EXERCISE GOAL: In the entries below, repeat only the lines between those holding "Rebuild this chart" and "plt.rcParams['mathtext.rm'] = 'Liberation", inclusive. Leave pictures out.
####
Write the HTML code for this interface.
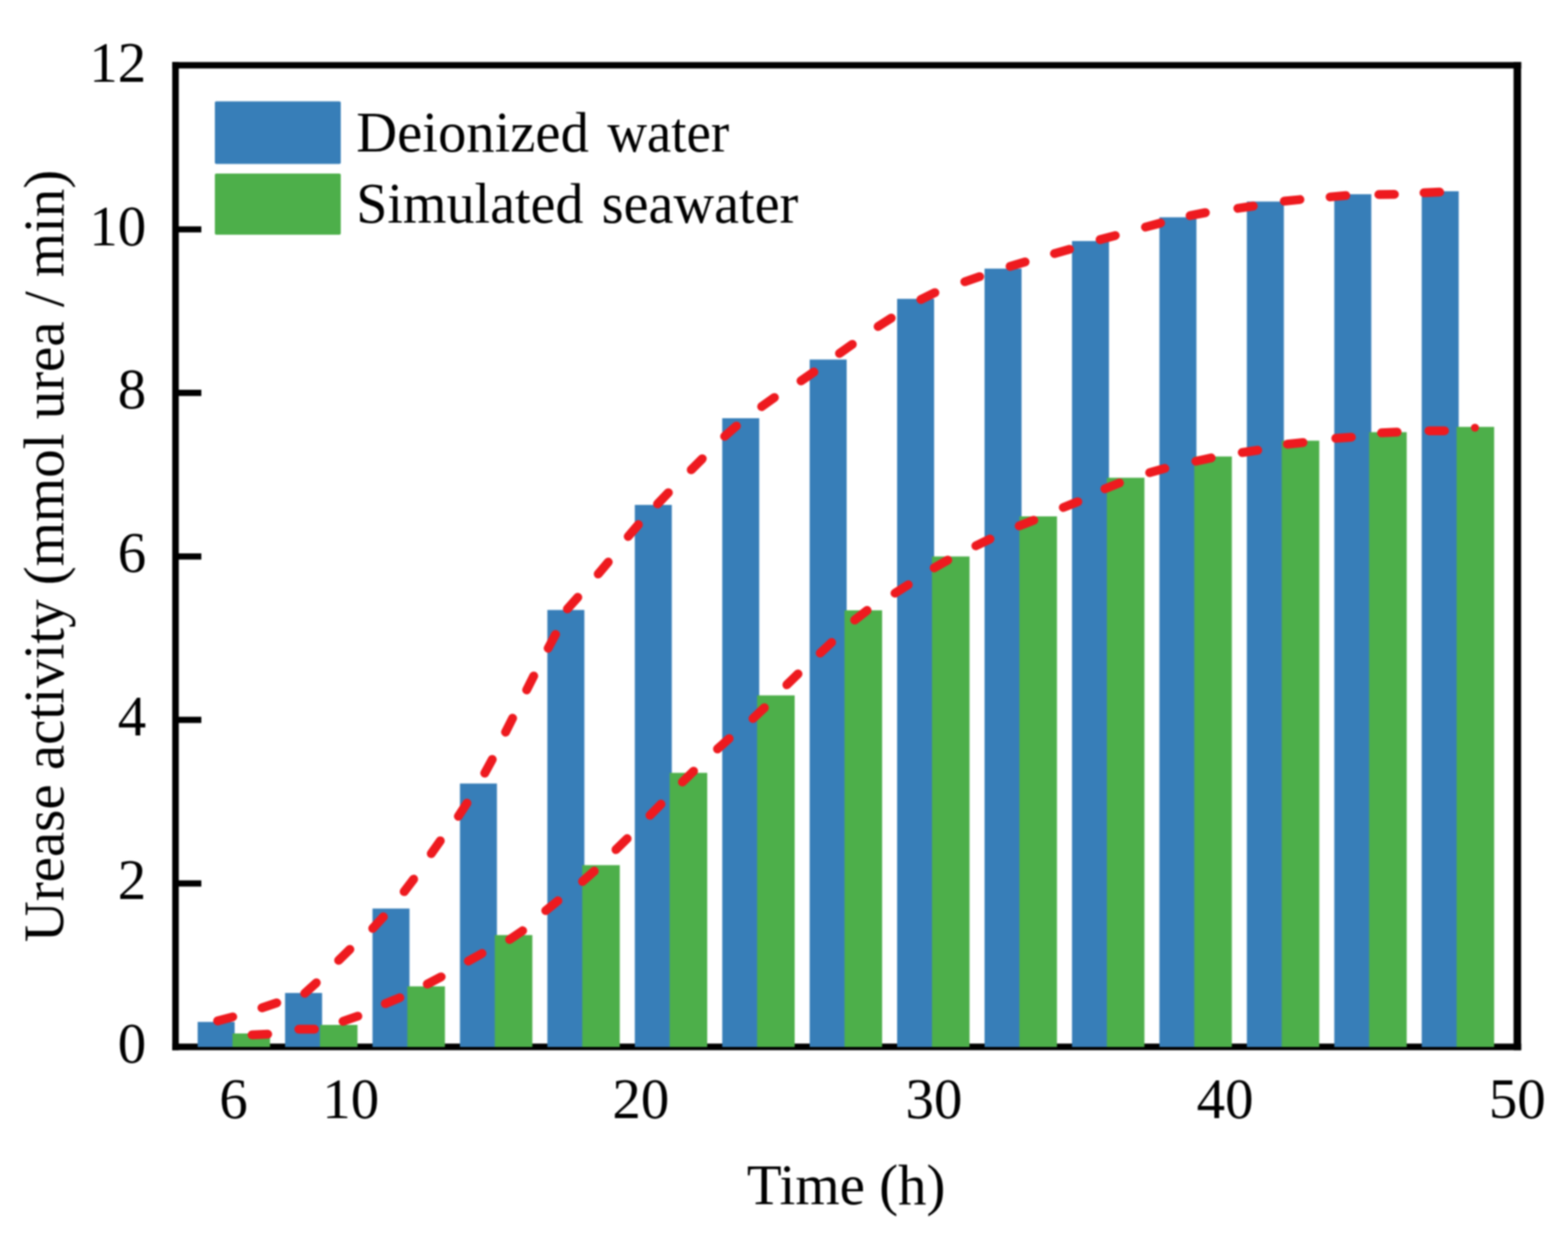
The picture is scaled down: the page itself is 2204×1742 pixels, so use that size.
<!DOCTYPE html>
<html><head><meta charset="utf-8"><title>Urease activity chart</title>
<style>html,body{margin:0;padding:0;background:#fff;}body{width:2204px;height:1742px;overflow:hidden;}svg{display:block;filter:blur(1.1px);}</style>
</head><body>
<svg width="2204" height="1742" viewBox="0 0 2204 1742"><rect x="0" y="0" width="2204" height="1742" fill="#ffffff"/><g><line x1="242" y1="91.7" x2="2138.3" y2="91.7" stroke="#000" stroke-width="9"/><line x1="242" y1="1471.8" x2="2138.3" y2="1471.8" stroke="#000" stroke-width="9.2"/><line x1="246.7" y1="87.2" x2="246.7" y2="1476.4" stroke="#000" stroke-width="9.2"/><line x1="2132.8" y1="87.2" x2="2132.8" y2="1476.4" stroke="#000" stroke-width="10.6"/><line x1="246" y1="1242.1" x2="283" y2="1242.1" stroke="#000" stroke-width="8.7"/><line x1="246" y1="1012.2" x2="283" y2="1012.2" stroke="#000" stroke-width="8.7"/><line x1="246" y1="782.3" x2="283" y2="782.3" stroke="#000" stroke-width="8.7"/><line x1="246" y1="552.4" x2="283" y2="552.4" stroke="#000" stroke-width="8.7"/><line x1="246" y1="322.5" x2="283" y2="322.5" stroke="#000" stroke-width="8.7"/></g><g><rect x="277.8" y="1436.8" width="52.0" height="35.2" fill="#377EB8"/><rect x="326.8" y="1453.0" width="52.8" height="19.0" fill="#4DAF4A"/><rect x="400.7" y="1396.1" width="52.0" height="75.9" fill="#377EB8"/><rect x="449.7" y="1441.0" width="52.8" height="31.0" fill="#4DAF4A"/><rect x="523.6" y="1277.4" width="52.0" height="194.6" fill="#377EB8"/><rect x="572.6" y="1386.8" width="52.8" height="85.2" fill="#4DAF4A"/><rect x="646.5" y="1101.6" width="52.0" height="370.4" fill="#377EB8"/><rect x="695.5" y="1314.7" width="52.8" height="157.3" fill="#4DAF4A"/><rect x="769.4" y="857.6" width="52.0" height="614.4" fill="#377EB8"/><rect x="818.4" y="1216.4" width="52.8" height="255.6" fill="#4DAF4A"/><rect x="892.3" y="709.9" width="52.0" height="762.1" fill="#377EB8"/><rect x="941.3" y="1086.6" width="52.8" height="385.4" fill="#4DAF4A"/><rect x="1015.2" y="588.0" width="52.0" height="884.0" fill="#377EB8"/><rect x="1064.2" y="977.7" width="52.8" height="494.3" fill="#4DAF4A"/><rect x="1138.1" y="505.5" width="52.0" height="966.5" fill="#377EB8"/><rect x="1187.1" y="858.1" width="52.8" height="613.9" fill="#4DAF4A"/><rect x="1261.0" y="420.2" width="52.0" height="1051.8" fill="#377EB8"/><rect x="1310.0" y="782.4" width="52.8" height="689.6" fill="#4DAF4A"/><rect x="1383.9" y="377.7" width="52.0" height="1094.3" fill="#377EB8"/><rect x="1432.9" y="726.0" width="52.8" height="746.0" fill="#4DAF4A"/><rect x="1506.8" y="338.9" width="52.0" height="1133.1" fill="#377EB8"/><rect x="1555.8" y="671.7" width="52.8" height="800.3" fill="#4DAF4A"/><rect x="1629.7" y="305.5" width="52.0" height="1166.5" fill="#377EB8"/><rect x="1678.7" y="641.8" width="52.8" height="830.2" fill="#4DAF4A"/><rect x="1752.6" y="283.4" width="52.0" height="1188.6" fill="#377EB8"/><rect x="1801.6" y="619.6" width="52.8" height="852.4" fill="#4DAF4A"/><rect x="1875.5" y="273.1" width="52.0" height="1198.9" fill="#377EB8"/><rect x="1924.5" y="607.6" width="52.8" height="864.4" fill="#4DAF4A"/><rect x="1998.4" y="268.9" width="52.0" height="1203.1" fill="#377EB8"/><rect x="2047.4" y="600.2" width="52.8" height="871.8" fill="#4DAF4A"/></g><path d="M305.9 1435.4L327.1 1429.7M368.2 1417.0L389.0 1410.0M428.3 1396.6L444.6 1381.8M476.0 1350.2L491.8 1334.8M523.9 1305.3L538.9 1289.1M568.1 1253.6L581.4 1236.1M606.2 1200.2L618.9 1182.2M644.3 1147.7L656.4 1129.2M681.4 1087.1L691.9 1067.8M710.6 1029.4L720.5 1009.8M740.3 970.0L750.2 950.4M770.5 911.4L780.9 891.9M797.5 856.1L812.2 839.8M840.9 807.1L855.0 790.3M883.0 754.3L897.3 737.6M924.2 708.6L939.5 692.7M971.6 660.5L987.1 645.0M1018.6 613.4L1035.1 598.9M1070.6 571.7L1088.5 558.9M1125.9 535.5L1144.0 523.0M1180.0 496.9L1198.0 484.2M1234.3 459.1L1252.7 447.2M1294.4 421.1L1314.1 411.4M1356.2 396.1L1377.0 388.9M1419.8 374.5L1440.9 368.3M1482.2 356.5L1503.3 350.4M1546.3 336.9L1567.6 331.2M1610.1 319.3L1631.3 313.6M1672.8 303.2L1694.3 299.0M1739.9 292.9L1761.6 289.7M1805.3 282.8L1827.2 280.6M1869.6 276.9L1891.6 274.9M1938.1 273.6L1960.0 273.2M2001.6 271.0L2023.6 270.1M354.3 1454.9L376.3 1454.0M420.0 1447.1L442.0 1447.1M482.2 1435.9L503.0 1428.7M541.6 1411.1L562.0 1402.8M600.6 1383.6L620.1 1373.4M658.3 1351.3L677.5 1340.6M716.4 1320.9L734.6 1308.6M767.1 1280.3L784.2 1266.5M818.8 1239.3L835.3 1224.8M865.8 1194.5L881.5 1179.1M913.6 1146.3L929.1 1130.6M959.2 1099.5L974.9 1084.2M1008.5 1053.0L1024.9 1038.4M1058.4 1010.2L1074.4 995.1M1106.0 962.8L1121.7 947.5M1152.9 918.3L1168.9 903.3M1201.4 871.8L1218.8 858.3M1258.0 834.0L1276.6 822.2M1313.1 798.4L1332.2 787.5M1371.7 767.4L1391.5 757.8M1432.6 739.4L1453.1 731.4M1494.6 713.5L1515.0 705.4M1553.1 687.2L1573.5 679.0M1616.0 664.5L1637.3 658.6M1680.9 648.5L1702.4 643.8M1746.1 636.2L1767.9 633.0M1809.6 624.5L1831.5 622.2M1877.6 616.2L1899.5 614.7M1941.9 608.6L1963.8 607.5M2008.5 605.7L2030.5 605.7" fill="none" stroke="#EE1A1F" stroke-width="12.5" stroke-linecap="round"/><circle cx="2073.2" cy="601.3" r="5.6" fill="#EE1A1F"/><rect x="302" y="142.5" width="177" height="88" rx="2" fill="#377EB8"/><rect x="302" y="244" width="177" height="86" rx="2" fill="#4DAF4A"/><text x="500.8" y="212.8" textLength="326.9" lengthAdjust="spacingAndGlyphs" font-family="&apos;Liberation Serif&apos;, &apos;Times New Roman&apos;, serif" font-size="80" fill="#000">Deionized</text><text x="853.7" y="212.8" textLength="171.2" lengthAdjust="spacingAndGlyphs" font-family="&apos;Liberation Serif&apos;, &apos;Times New Roman&apos;, serif" font-size="80" fill="#000">water</text><text x="500.7" y="312.6" textLength="319.4" lengthAdjust="spacingAndGlyphs" font-family="&apos;Liberation Serif&apos;, &apos;Times New Roman&apos;, serif" font-size="80" fill="#000">Simulated</text><text x="845.8" y="312.6" textLength="276.2" lengthAdjust="spacingAndGlyphs" font-family="&apos;Liberation Serif&apos;, &apos;Times New Roman&apos;, serif" font-size="80" fill="#000">seawater</text><text x="205.5" y="1494.0" text-anchor="end" font-family="&apos;Liberation Serif&apos;, &apos;Times New Roman&apos;, serif" font-size="80" fill="#000">0</text><text x="205.5" y="1264.1" text-anchor="end" font-family="&apos;Liberation Serif&apos;, &apos;Times New Roman&apos;, serif" font-size="80" fill="#000">2</text><text x="205.5" y="1034.2" text-anchor="end" font-family="&apos;Liberation Serif&apos;, &apos;Times New Roman&apos;, serif" font-size="80" fill="#000">4</text><text x="205.5" y="804.3" text-anchor="end" font-family="&apos;Liberation Serif&apos;, &apos;Times New Roman&apos;, serif" font-size="80" fill="#000">6</text><text x="205.5" y="574.4" text-anchor="end" font-family="&apos;Liberation Serif&apos;, &apos;Times New Roman&apos;, serif" font-size="80" fill="#000">8</text><text x="205.5" y="344.5" text-anchor="end" font-family="&apos;Liberation Serif&apos;, &apos;Times New Roman&apos;, serif" font-size="80" fill="#000">10</text><text x="205.5" y="114.6" text-anchor="end" font-family="&apos;Liberation Serif&apos;, &apos;Times New Roman&apos;, serif" font-size="80" fill="#000">12</text><text x="328.2" y="1571.5" text-anchor="middle" font-family="&apos;Liberation Serif&apos;, &apos;Times New Roman&apos;, serif" font-size="80" fill="#000">6</text><text x="493.0" y="1571.5" text-anchor="middle" font-family="&apos;Liberation Serif&apos;, &apos;Times New Roman&apos;, serif" font-size="80" fill="#000">10</text><text x="900.8" y="1571.5" text-anchor="middle" font-family="&apos;Liberation Serif&apos;, &apos;Times New Roman&apos;, serif" font-size="80" fill="#000">20</text><text x="1312.8" y="1571.5" text-anchor="middle" font-family="&apos;Liberation Serif&apos;, &apos;Times New Roman&apos;, serif" font-size="80" fill="#000">30</text><text x="1722" y="1571.5" text-anchor="middle" font-family="&apos;Liberation Serif&apos;, &apos;Times New Roman&apos;, serif" font-size="80" fill="#000">40</text><text x="2132.8" y="1571.5" text-anchor="middle" font-family="&apos;Liberation Serif&apos;, &apos;Times New Roman&apos;, serif" font-size="80" fill="#000">50</text><text x="1189.3" y="1692.6" text-anchor="middle" font-family="&apos;Liberation Serif&apos;, &apos;Times New Roman&apos;, serif" font-size="80" fill="#000">Time (h)</text><text transform="translate(88.8 781.7) rotate(-90)" x="0" y="0" text-anchor="middle" font-family="&apos;Liberation Serif&apos;, &apos;Times New Roman&apos;, serif" font-size="80" fill="#000">Urease activity (mmol urea / min)</text></svg>
</body></html>
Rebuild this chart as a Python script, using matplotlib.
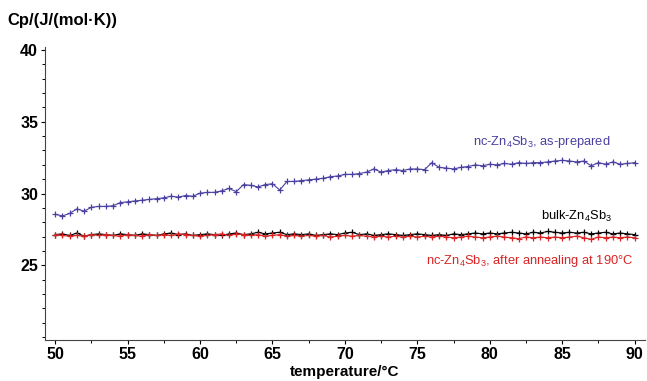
import numpy as np
import matplotlib
matplotlib.use("Agg")
import matplotlib.pyplot as plt
from matplotlib.ticker import MultipleLocator

plt.rcParams['font.family'] = ['Liberation Sans', 'DejaVu Sans']
plt.rcParams['mathtext.fontset'] = 'custom'
plt.rcParams['mathtext.rm'] = 'Liberation Sans'

# temperature grid, deg C
temp = np.arange(50, 90.01, 0.5)

# Cp values, J/(mol K)
cp_nc_prepared = [
    28.55, 28.44, 28.61, 28.93, 28.77, 29.04, 29.10, 29.10, 29.15, 29.37,
    29.42, 29.48, 29.53, 29.59, 29.64, 29.70, 29.81, 29.75, 29.86, 29.81,
    30.02, 30.08, 30.08, 30.19, 30.35, 30.13, 30.62, 30.57, 30.46, 30.62,
    30.68, 30.24, 30.84, 30.84, 30.90, 30.95, 31.00, 31.06, 31.17, 31.22,
    31.33, 31.33, 31.39, 31.49, 31.71, 31.49, 31.60, 31.66, 31.60, 31.71,
    31.71, 31.66, 32.15, 31.82, 31.77, 31.71, 31.82, 31.88, 31.99, 31.93,
    32.04, 31.99, 32.09, 32.04, 32.15, 32.09, 32.15, 32.15, 32.20, 32.26,
    32.31, 32.26, 32.20, 32.26, 31.93, 32.15, 32.04, 32.20, 32.04, 32.09,
    32.15]
cp_bulk = [
    27.14, 27.19, 27.08, 27.25, 27.03, 27.14, 27.19, 27.14, 27.08, 27.19,
    27.14, 27.08, 27.19, 27.14, 27.08, 27.19, 27.25, 27.14, 27.19, 27.08,
    27.14, 27.19, 27.14, 27.08, 27.19, 27.25, 27.14, 27.19, 27.30, 27.19,
    27.25, 27.30, 27.14, 27.19, 27.14, 27.19, 27.08, 27.14, 27.19, 27.14,
    27.25, 27.30, 27.14, 27.19, 27.08, 27.14, 27.19, 27.14, 27.08, 27.14,
    27.19, 27.14, 27.08, 27.14, 27.08, 27.19, 27.14, 27.19, 27.25, 27.19,
    27.25, 27.19, 27.25, 27.30, 27.25, 27.19, 27.30, 27.25, 27.36, 27.30,
    27.25, 27.30, 27.25, 27.30, 27.19, 27.25, 27.30, 27.19, 27.25, 27.19,
    27.14]
cp_nc_annealed = [
    27.14, 27.08, 27.03, 27.08, 27.03, 27.14, 27.08, 27.14, 27.08, 27.03,
    27.14, 27.08, 27.03, 27.14, 27.08, 27.14, 27.08, 27.19, 27.14, 27.08,
    27.03, 27.08, 27.14, 27.19, 27.08, 27.19, 27.14, 27.08, 27.14, 27.03,
    27.08, 27.14, 27.03, 27.08, 27.03, 27.08, 27.03, 27.08, 26.97, 27.03,
    27.08, 27.03, 27.08, 27.03, 26.97, 27.03, 26.97, 27.03, 26.97, 27.03,
    26.97, 27.03, 26.97, 27.03, 26.97, 26.92, 26.97, 27.03, 26.97, 26.92,
    26.97, 27.03, 26.97, 26.92, 26.86, 26.97, 26.92, 26.97, 26.92, 26.97,
    26.92, 26.97, 27.03, 26.92, 26.81, 26.97, 26.92, 26.97, 26.92, 26.97,
    26.92]

blue = '#4a40a0'
red = '#d82424'

fig = plt.figure(figsize=(6.47, 3.81), dpi=100)
ax = fig.add_axes([0.0696, 0.1076, 0.927, 0.769])

ax.plot(temp, cp_nc_prepared, color=blue, marker='+', ms=5, mew=0.9, lw=0.8)
ax.plot(temp, cp_bulk, color='black', marker='+', ms=5, mew=0.9, lw=0.8)
ax.plot(temp, cp_nc_annealed, color=red, marker='+', ms=5, mew=0.9, lw=0.8)

ax.set_xlim(49.3, 90.7)
ax.set_ylim(19.8, 40.2)
ax.set_xticks([50, 55, 60, 65, 70, 75, 80, 85, 90])
ax.xaxis.set_minor_locator(MultipleLocator(2.5))
ax.set_yticks([25, 30, 35, 40])
ax.yaxis.set_minor_locator(MultipleLocator(1))
ax.tick_params(which='major', length=3, width=0.8, labelsize=11.5, pad=2)
ax.tick_params(which='minor', length=2.5, width=0.7)
for lab in ax.get_xticklabels() + ax.get_yticklabels():
    lab.set_fontweight('bold')

for side in ['top', 'right']:
    ax.spines[side].set_visible(False)
ax.spines['left'].set_color('#444444')
ax.spines['bottom'].set_color('#444444')

ax.set_xlabel('temperature/°C', fontsize=11, fontweight='bold', labelpad=2)
fig.text(0.012, 0.947, 'Cp/(J/(mol·K))', fontsize=12, fontweight='bold',
         ha='left', va='center')

ax.text(0.942, 0.675, r'nc-Zn$_4$Sb$_3$, as-prepared', transform=ax.transAxes,
        color=blue, fontsize=9.3, ha='right', va='center')
ax.text(0.945, 0.42, r'bulk-Zn$_4$Sb$_3$', transform=ax.transAxes,
        color='black', fontsize=9.3, ha='right', va='center')
ax.text(0.98, 0.268, r'nc-Zn$_4$Sb$_3$, after annealing at 190°C', transform=ax.transAxes,
        color=red, fontsize=9.3, ha='right', va='center')

fig.savefig('out.png', dpi=100)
####
COMPLETED TASK:
Rebuild this chart as a Python script, using matplotlib.
import numpy as np
import matplotlib
matplotlib.use("Agg")
import matplotlib.pyplot as plt
from matplotlib.ticker import MultipleLocator

plt.rcParams['font.family'] = ['Liberation Sans', 'DejaVu Sans']
plt.rcParams['mathtext.fontset'] = 'custom'
plt.rcParams['mathtext.rm'] = 'Liberation Sans'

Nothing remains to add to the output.